M. Moran Weston/Black Alumni Council Professor of African-American Studies and Professor of Philosophy and of African American and African Diaspora Studies | Columbia University

B.A., Yale College (1975)
Ph.D., Yale University (1982)

Robert Gooding-Williams is the M. Moran Weston/Black Alumni Council Professor of African-American Studies and Professor of Philosophy and of African American and African Diaspora Studies at Columbia University. His research and teaching interests include Social and Political Philosophy (especially the philosophy of race), the History of African-American Political Thought, 19th Century European Philosophy (especially Nietzsche), Existentialism, and Aesthetics.

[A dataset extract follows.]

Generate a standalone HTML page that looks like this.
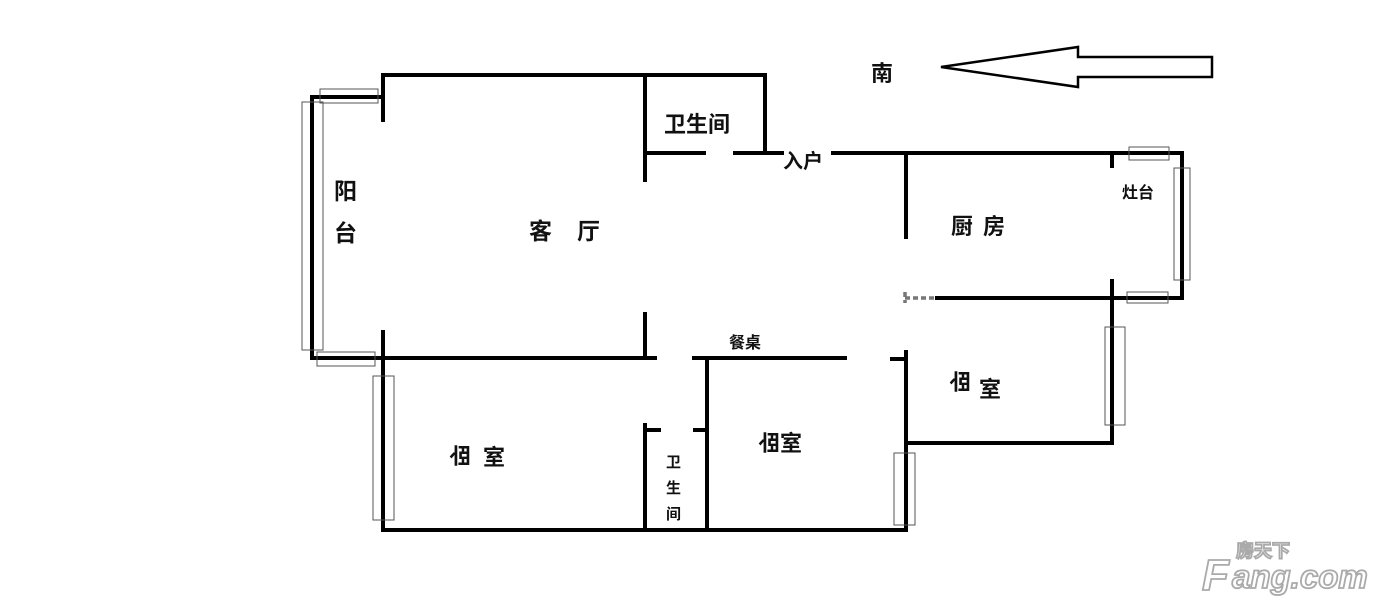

Gooding-Williams is the author of Zarathustra's Dionysian Modernism (Stanford, 2001), Look, A Negro!: Philosophical Essays on Race, Culture, and Politics (Routledge, 2005), and In The Shadow of Du Bois: Afro-Modern Political Thought in America (Harvard 2009).  In 2010, In the Shadow of Du Bois won two book prizes: one, for the best book on race, ethnicity and political thought awarded by the Race, Ethnicity, and Politics section of the American Political Science Association; and the second, an honorable mention citation by the David Easton Award, awarded by the Foundations of Political Theory section of the American Political Science Association.  Gooding-Williams is also the editor of Reading Rodney King/Reading Urban Uprising (Routledge, 1993), co-editor of the Bedford Books edition of The Souls of Black Folk (1997), and author of the Stanford Encyclopedia of Philosophy entry on W.E.B. Du Bois. 

Over the course of his career, Gooding-Williams has been awarded numerous fellowships, including a National Endowment for the Humanities Independent Scholars and College Teachers Fellowship, two Andrew Mellon Faculty Fellowships, a Laurance A. Rockefeller Fellowship, and a Guggenheim Fellowship. He has also served on the Editorial Boards of several professional journals and was a founding co-editor of the on-line Symposia on Gender, Race and Philosophy. At Columbia, Gooding-Williams directs the Center for Race, Philosophy, and Social Justice.

Gooding-Williams was elected to the American Academy of Arts and Sciences in 2018.